USA wollen Taliban zu Ende der Militäroffensive bewegen

Die USA und die NATO fordern die Taliban zu einem Ende ihrer Angriffe in Afghanistan auf. Der US-Sondergesandte Zalmay Khalilzad sei nach Katar abgereist, um „die Taliban zur Beendigung ihrer Militäroffensive und zu Verhandlungen über eine politische Lösung zu bewegen“, sagte das US-Außenministerium am Montag. Die NATO bewertet den gewaltsamen Vormarsch der Taliban als besorgniserregend. Auch die UN-Hochkommissarin für Menschenrechte, Michelle Bachelet, zeigte sich alarmiert.

In den für drei Tage angesetzten Gesprächen in Katar wollen die USA mit Vertretern von Ländern in der Region sowie mit multilateralen Organisationen auf eine Verringerung der Gewalt und einen Waffenstillstand hinarbeiten und sich dazu verpflichten, keine mit Gewalt durchgesetzte Regierung anzuerkennen, hieß es. Khalilzad hatte maßgeblich die Modalitäten des Abzugs der US-Truppen mit den Taliban ausverhandelt.

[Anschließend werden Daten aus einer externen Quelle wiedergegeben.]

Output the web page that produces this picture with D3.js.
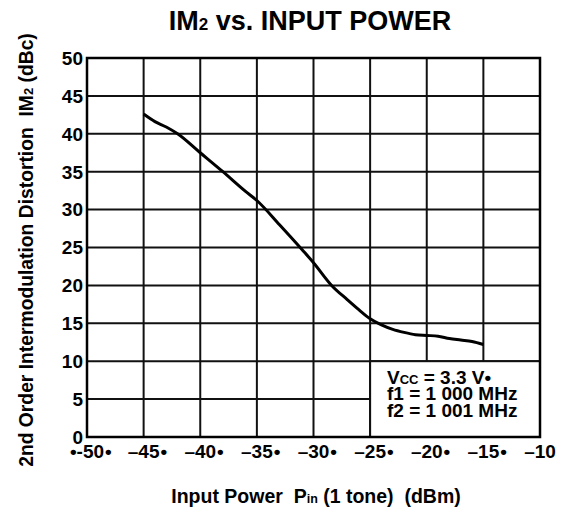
<!DOCTYPE html>
<html>
<head>
<meta charset="utf-8">
<script src="https://cdn.jsdelivr.net/npm/d3@7"></script>
<style>
  html, body { margin: 0; padding: 0; background: #fff; }
  svg text { font-family: "Liberation Sans", Arial, sans-serif; font-weight: bold; fill: #000; white-space: pre; }
</style>
</head>
<body>
<svg id="chart" width="569" height="513"></svg>
<script>
// Input power (dBm) and measured IM2 (dBc)
const inputPower = [-45, -44, -43, -42, -40, -38, -36, -35, -33, -31, -30, -28.4, -27, -26, -25, -24, -23, -22, -21, -20, -19, -18, -17, -16, -15];
const im2 = [42.6, 41.6, 40.9, 40.0, 37.5, 35.0, 32.4, 31.2, 28.0, 24.7, 23.0, 20.0, 18.1, 16.8, 15.6, 14.8, 14.2, 13.8, 13.5, 13.4, 13.3, 13.0, 12.8, 12.6, 12.2];

const xTicks = [-50, -45, -40, -35, -30, -25, -20, -15, -10];
const xTickLabels = ["\u2022-50", "\u201345", "\u201340", "\u201335", "\u201330", "\u201325", "\u201320", "\u201315", "\u201310"];
const xTickMarks = ["\u2022", "\u2022", "\u2022", "\u2022", "\u2022", "\u2022", "\u2022", "\u2022", ""];
const yTicks = [0, 5, 10, 15, 20, 25, 30, 35, 40, 45, 50];
const conditions = [
  { main: "V", sub: "CC", rest: " = 3.3 V\u2022" },
  { main: "f1 = 1 000 MHz", sub: "", rest: "" },
  { main: "f2 = 1 001 MHz", sub: "", rest: "" }
];

const svg = d3.select("#chart");
const plotLeft = 87, plotRight = 540, plotTop = 58, plotBottom = 437;

const x = d3.scaleLinear().domain([-50, -10]).range([plotLeft, plotRight]);
const y = d3.scaleLinear().domain([0, 50]).range([plotBottom, plotTop]);

// grid
const grid = svg.append("g").attr("stroke", "#111").attr("stroke-width", 2);
grid.selectAll("line.v").data(xTicks.slice(1, -1)).join("line")
  .attr("x1", d => x(d)).attr("x2", d => x(d)).attr("y1", plotTop).attr("y2", plotBottom);
grid.selectAll("line.h").data(yTicks.slice(1, -1)).join("line")
  .attr("y1", d => y(d)).attr("y2", d => y(d)).attr("x1", plotLeft).attr("x2", plotRight);

// curve
const line = d3.line().x((d, i) => x(inputPower[i])).y(d => y(d)).curve(d3.curveMonotoneX);
svg.append("path").datum(im2).attr("d", line)
  .attr("fill", "none").attr("stroke", "#000").attr("stroke-width", 3)
  .attr("stroke-linejoin", "round").attr("stroke-linecap", "butt");

// conditions box
svg.append("rect")
  .attr("x", x(-25)).attr("y", y(10))
  .attr("width", x(-10) - x(-25)).attr("height", y(0) - y(10))
  .attr("fill", "#fff").attr("stroke", "#111").attr("stroke-width", 2);

const cond = svg.append("g");
conditions.forEach((c, i) => {
  const t = cond.append("text").attr("x", 387).attr("y", 384 + i * 16.3).attr("font-size", 19);
  t.append("tspan").text(c.main);
  if (c.sub) t.append("tspan").attr("font-size", 13).text(c.sub);
  if (c.rest) t.append("tspan").text(c.rest);
});

// frame
svg.append("rect").attr("x", plotLeft).attr("y", plotTop)
  .attr("width", plotRight - plotLeft).attr("height", plotBottom - plotTop)
  .attr("fill", "none").attr("stroke", "#000").attr("stroke-width", 2.5);

// y tick labels
svg.append("g").selectAll("text").data(yTicks).join("text")
  .attr("x", plotLeft - 4).attr("y", d => y(d)).attr("dy", "0.36em")
  .attr("text-anchor", "end").attr("font-size", 19).text(d => d);

// x tick labels: number centred on its gridline, trailing dot after it
const xLab = svg.append("g");
xTicks.forEach((d, i) => {
  const t = xLab.append("text").attr("x", x(d)).attr("y", 458)
    .attr("text-anchor", "middle").attr("font-size", 19).text(xTickLabels[i]);
  const w = t.node().getComputedTextLength();
  if (xTickMarks[i]) {
    xLab.append("text").attr("x", x(d) + w / 2 + 1).attr("y", 458)
      .attr("font-size", 19).text(xTickMarks[i]);
  }
});

// title
const title = svg.append("text").attr("x", 310).attr("y", 30).attr("text-anchor", "middle").attr("font-size", 27);
title.append("tspan").text("IM");
title.append("tspan").attr("font-size", 17).text("2");
title.append("tspan").text(" vs. INPUT POWER");

// x axis title
const xt = svg.append("text").attr("x", 316).attr("y", 503).attr("text-anchor", "middle").attr("font-size", 19.5);
xt.append("tspan").text("Input Power  P");
xt.append("tspan").attr("font-size", 12.5).text("in");
xt.append("tspan").text(" (1 tone)  (dBm)");

// y axis title
const yt = svg.append("text").attr("transform", "translate(33,250) rotate(-90)")
  .attr("text-anchor", "middle").attr("font-size", 19.3);
yt.append("tspan").text("2nd Order Intermodulation Distortion  IM");
yt.append("tspan").attr("font-size", 13).text("2");
yt.append("tspan").text(" (dBc)");
</script>
</body>
</html>
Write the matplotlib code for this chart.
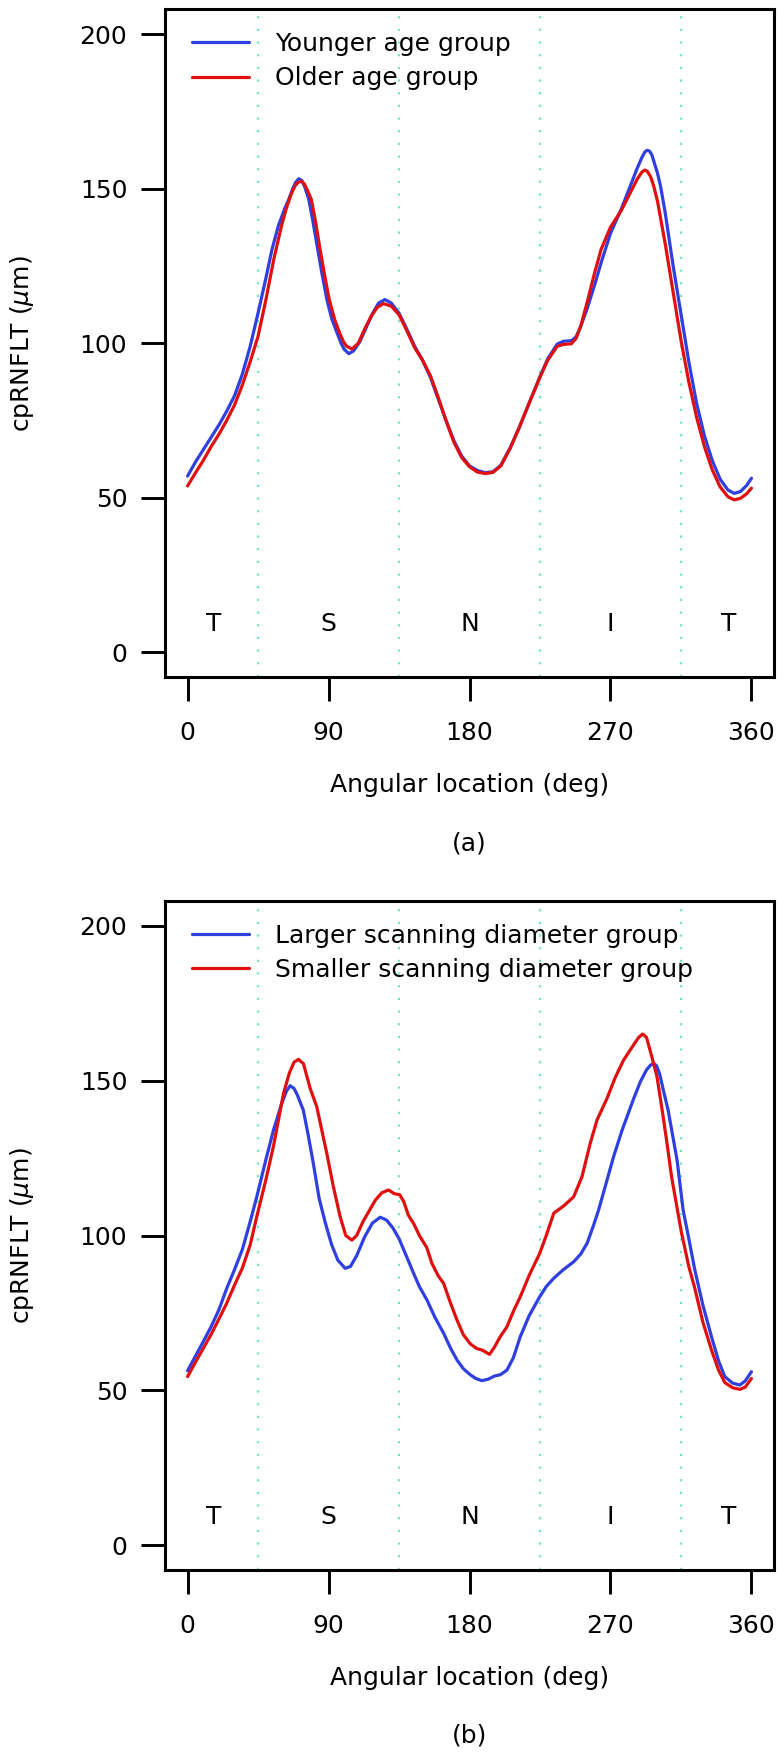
import matplotlib
matplotlib.use("Agg")
import matplotlib.pyplot as plt

# ---------------- data ----------------
top_blue_deg = [0, 5, 10, 15, 20, 25, 30, 35, 40, 45, 50, 53.9, 58, 62, 64.6, 67, 69, 71, 73, 75, 77.4, 80, 83.1,
                86, 89, 92, 95.4, 98, 100, 103,
                106, 110, 114, 118, 122, 126, 130, 135, 140, 145, 150, 155, 160, 165, 170, 175, 180, 185, 190, 195,
                200, 206, 212, 218, 225, 230, 236, 240, 245, 248, 251, 255, 260, 264, 270, 277, 282, 287, 290,
                292, 293.5, 295, 296.5, 298, 300, 302, 305, 310, 315, 320, 325, 330, 335, 340, 345, 349, 353, 357,
                360]
top_blue_val = [57.0, 61.5, 65.5, 69.5, 73.5, 78, 83, 90, 99, 109.7, 121, 130.3, 138, 143.5, 146.5, 149.8, 152,
                153.2, 152.6, 150.3, 146.5, 139.5, 130.3, 122, 114, 108, 103.4, 100, 98, 96.6,
                97.5, 100.5, 105, 109.5, 113, 114.1, 113, 109.7, 104.5, 99, 94.5, 89, 82, 75, 68.5, 63.5, 60.3, 58.8,
                58.1, 58.4, 60.5, 66.2, 73, 80.5, 89.2, 95, 99.7, 100.6, 100.8, 102, 105.4, 111, 119, 126, 135.5,
                143.5, 150, 156.5, 160, 161.9, 162.4, 162.1, 160.8, 158.3, 155, 150.7, 142, 125, 109.5, 94, 80.5,
                70, 62, 56, 52.5, 51.4, 52, 54, 56.3]

top_red_deg = [0, 5, 10, 15, 20, 25, 30, 35, 40, 45, 50, 55, 60, 63, 66, 68.5, 70.5, 72.5, 74.5, 76.5, 79, 82,
               84.6, 87.5, 90.5, 94, 97, 99.5, 101.5, 105,
               109, 113, 117, 121, 125, 130, 135, 140, 145, 150, 155, 160, 165, 170, 175, 180, 185, 190, 195, 200,
               206, 212, 218, 225, 230, 236, 240, 245, 248, 251, 255, 260, 264, 270, 277, 282, 287, 290, 291.8,
               293.5, 295.5, 297.5, 300, 302.5, 305, 310, 315, 320, 325, 330, 335, 340, 345, 349, 353, 357, 360]
top_red_val = [53.8, 58, 62, 66.5, 70.5, 75, 80, 86.5, 94, 102.2, 114, 127, 138, 143.5, 148, 150.8, 152, 152.4,
               151.6, 149.5, 146.5, 138.5, 130.3, 122, 114, 107.5, 103.4, 100.5, 99, 98.1,
               100, 104.5, 108.5, 111.5, 112.8, 112, 109.2, 104, 98.5, 94.5, 89.5, 82.5, 75, 68, 63, 60, 58.3, 57.8,
               58.2, 60.3, 66, 73, 80.5, 89, 94.5, 99, 99.6, 99.8, 101.5, 105.5, 113, 123, 130.3, 137.5, 143, 148,
               153, 155.3, 156, 155.6, 154, 151, 146, 139, 132, 116.5, 101, 87.5, 76, 66.5, 59, 53.5, 50.3, 49.3,
               49.8, 51.3, 53.1]

bot_blue_deg = [0, 5, 10, 15, 20, 25, 30, 35, 40, 44.2, 50, 54.9, 60, 63, 65.5, 68, 70, 73.9, 77, 80.3, 84, 88,
                92, 96, 100.6, 104, 108, 113, 118, 123, 127, 131, 135, 140, 144.3, 148, 152.8, 158, 163.5, 168,
                172, 176, 180.5, 184, 187.9, 192, 196, 199.6, 203.9, 208, 212.4, 218, 224.8, 229, 233.8, 240,
                246.5, 251, 255.1, 259, 262.4, 267.8, 272, 277.4, 284.8, 289.1, 293, 295.5, 297.6, 299.5, 301.5,
                303.5, 306.8, 312.5, 316.4, 320, 323.8, 329, 334.5, 339, 343, 348, 352.6, 356, 360]
bot_blue_val = [56.3, 61, 65.7, 70.5, 76, 82.9, 89, 95.5, 104.5, 112.5, 124.5, 134.1, 142.5, 146.5, 148.4, 147.5,
                145.5, 140.5, 132.5, 123.3, 112, 104, 97, 92, 89.4, 90, 93.5, 99.5, 104, 105.9, 105, 102.5, 99,
                93, 87.8, 83.5, 79.2, 73.5, 68.4, 63.5, 59.8, 57, 55, 53.8, 53.1, 53.6, 54.6, 55, 56.5, 60.5,
                67.3, 74, 80.2, 83.5, 86.2, 89, 91.5, 94, 97.5, 103, 108.2, 117.9, 125.5, 134, 144.2, 149.7,
                153.5, 155, 155.6, 154.8, 152, 147.5, 140.5, 124.4, 108.2, 99, 89, 77.5, 67.3, 59.5, 54.4, 52.3,
                51.7, 53, 56]

bot_red_deg = [0, 5, 10, 15, 20, 25, 30, 35, 40, 44.2, 50, 54.9, 61.3, 65, 68, 70.8, 74, 78.3, 82.5, 85.5, 88.9,
               93, 97.4, 101, 104.9, 108, 112, 116, 120, 124, 128.3, 132, 135.4, 138, 141, 144.3, 148, 152.8,
               156, 160, 163.5, 168, 172, 176, 180.5, 184.6, 188, 192.8, 196, 199.6, 203.9, 208, 212.4, 218,
               224.8, 229, 233.8, 240, 246.5, 251.8, 257.1, 261.4, 267.8, 273, 278.4, 284, 288, 290.6, 293, 296,
               299.7, 303, 306.1, 309, 312.5, 315.3, 320, 323.8, 329, 334.5, 339, 343, 348, 352.6, 356, 360]
bot_red_val = [54.4, 59, 63.5, 68, 73, 78.1, 84, 89.5, 97, 106.1, 118, 129, 146, 152.5, 156, 156.9, 155.5, 147.5,
               141.6, 134.5, 126.5, 116, 106.1, 100, 98.5, 100, 104.5, 108, 111.5, 113.8, 114.7, 113.5, 113.2,
               111, 106.5, 103.9, 100, 96, 91, 87, 84.5, 78, 72.7, 68, 65, 63.5, 63, 61.6, 64, 67.3, 70.5, 75.5,
               80.2, 87, 94.2, 100, 107.2, 109.5, 112.5, 119, 129.8, 137.3, 144.3, 151, 156.7, 161, 164, 165.1,
               164, 158.5, 151.3, 140.5, 129.8, 119, 109, 101, 90, 83, 72, 63, 56.5, 52.5, 50.8, 50.3, 51, 53.8]

sector_bounds = [45, 135, 225, 315]
sector_labels = ["T", "S", "N", "I", "T"]
sector_label_x = [17, 90, 180, 270, 345.5]
sector_label_y = 10

x_ticks = [0, 90, 180, 270, 360]
y_ticks = [0, 50, 100, 150, 200]

panels = [
    dict(blue=(top_blue_deg, top_blue_val), red=(top_red_deg, top_red_val),
         names=["Younger age group", "Older age group"], tag="(a)"),
    dict(blue=(bot_blue_deg, bot_blue_val), red=(bot_red_deg, bot_red_val),
         names=["Larger scanning diameter group", "Smaller scanning diameter group"], tag="(b)"),
]

# ---------------- style ----------------
W, H = 783, 1757
DPI = 100
FS = 18
plt.rcParams['font.family'] = ['DejaVu Sans']
plt.rcParams['mathtext.fontset'] = 'dejavusans'

BLUE = '#2f3fe0'
RED = '#e01010'
DOT = '#6fe8c0'

fig = plt.figure(figsize=(W / DPI, H / DPI), dpi=DPI)

# axes boxes in pixels (left, top, right, bottom)
boxes = [(165, 9.3, 774, 677.0), (165, 901.2, 774, 1569.8)]

for panel, (l, t, r, b) in zip(panels, boxes):
    ax = fig.add_axes([l / W, 1 - b / H, (r - l) / W, (b - t) / H])
    ax.set_xlim(-14.4, 374.4)
    ax.set_ylim(-8, 208)
    for xb in sector_bounds:
        ax.axvline(xb, color=DOT, lw=1.6, ls=(0, (1, 4.7)), zorder=1)
    ax.plot(*panel['blue'], color=BLUE, lw=2.3, label=panel['names'][0], zorder=3,
            solid_joinstyle='round', solid_capstyle='round')
    ax.plot(*panel['red'], color=RED, lw=2.3, label=panel['names'][1], zorder=4,
            solid_joinstyle='round', solid_capstyle='round')
    for lab, lx in zip(sector_labels, sector_label_x):
        ax.text(lx, sector_label_y, lab, ha='center', va='center_baseline', fontsize=FS)
    ax.set_xticks(x_ticks)
    ax.set_yticks(y_ticks)
    ax.tick_params(axis='both', direction='out', length=17.3, width=2.1, labelsize=FS, color='black')
    ax.tick_params(axis='x', pad=14.5)
    ax.tick_params(axis='y', pad=9.8)
    for s in ax.spines.values():
        s.set_linewidth(2.2)
    leg = ax.legend(loc='upper left', bbox_to_anchor=((191.5 - l) / (r - l), 1 - 22.5 / (b - t)),
                    frameon=False, fontsize=FS, handlelength=2.3, handletextpad=1.05,
                    labelspacing=0.42, borderpad=0, borderaxespad=0)
    for ln in leg.get_lines():
        ln.set_linewidth(2.3)
    cx = (l + r) / 2 / W
    fig.text(cx, 1 - (b + 115) / H, "Angular location (deg)", ha='center', va='baseline', fontsize=FS)
    fig.text(cx, 1 - (b + 173) / H, panel['tag'], ha='center', va='baseline', fontsize=FS)
    fig.text(22.5 / W, 1 - (t + b) / 2 / H, r"cpRNFLT ($\mu$m)", rotation=90, ha='center', va='center',
             fontsize=FS)

fig.savefig("out.png", dpi=DPI)
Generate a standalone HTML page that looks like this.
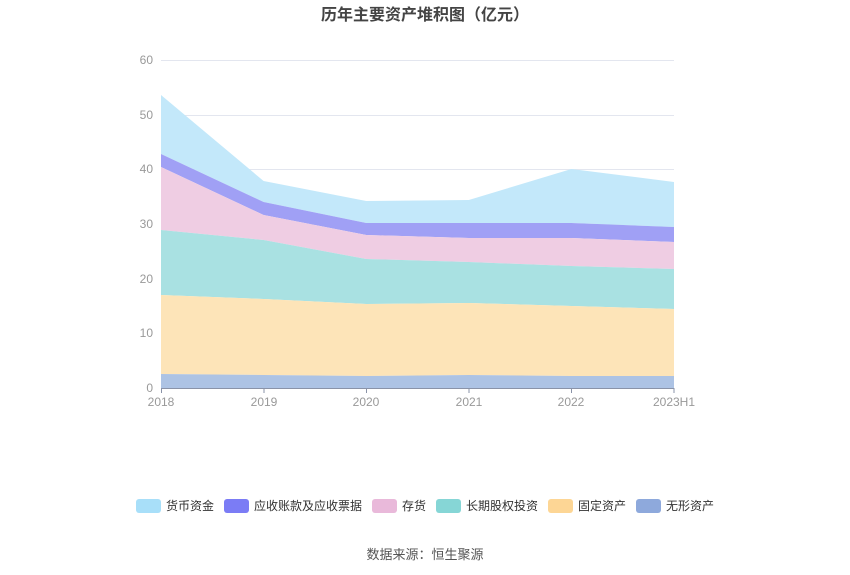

Die NATO sieht das hohe Maß an Gewalt der Taliban bei ihrer Offensive, darunter Angriffe auf Zivilisten und Berichte über Menschenrechtsverletzungen, mit „tiefer Sorge“, teilte ein NATO-Offizieller der Deutschen Presse-Agentur mit. Die Taliban müssten verstehen, dass die internationale Gemeinschaft sie nie anerkennen werde, wenn sie den politischen Prozess verweigerten und das Land mit Gewalt erobern wollten. „Sie müssen ihre Angriffe beenden und redlich an Friedensgesprächen teilnehmen.“

Der Konflikt lasse sich nicht militärisch lösen, hieß es weiter. Ein Friedensprozess unter afghanischer Führung müsse eine Waffenruhe und eine politische Lösung vorantreiben. Diese müsse insbesondere die Menschenrechte von Frauen, Kindern und Minderheiten wahren sowie sicherstellen, dass Afghanistan „nie wieder zum sicheren Hafen für Terroristen“ würde. Die NATO rufe alle regionalen Akteure dazu auf, konstruktiv dazu beizutragen, da alle von einem sicheren und stabilen Afghanistan profitieren würden.

Berichte aus den Regionen legten nahe, dass Kriegsverbrechen und Verbrechen gegen die Menschlichkeit begangen wurden, teilte Bachelet am Dienstag in Genf mit. Alle Teilnehmer des Konflikts müssten weiteres Blutvergießen stoppen. Alle Staaten, die Einfluss auf die Parteien haben, müssten sich dafür einsetzen, dass die Kämpfe beendet werden.

Seit dem 9. Juli seien in vier Städten, darunter Kunduz, mindestens 183 Zivilisten ums Leben gekommen und fast 1.200 verletzt worden, so Bachelet. Die wahren Zahlen seien wahrscheinlich deutlich höher. Seit Beginn der Taliban-Offensive im Mai seien mindestens 241.000 Menschen durch Kämpfe vertrieben worden.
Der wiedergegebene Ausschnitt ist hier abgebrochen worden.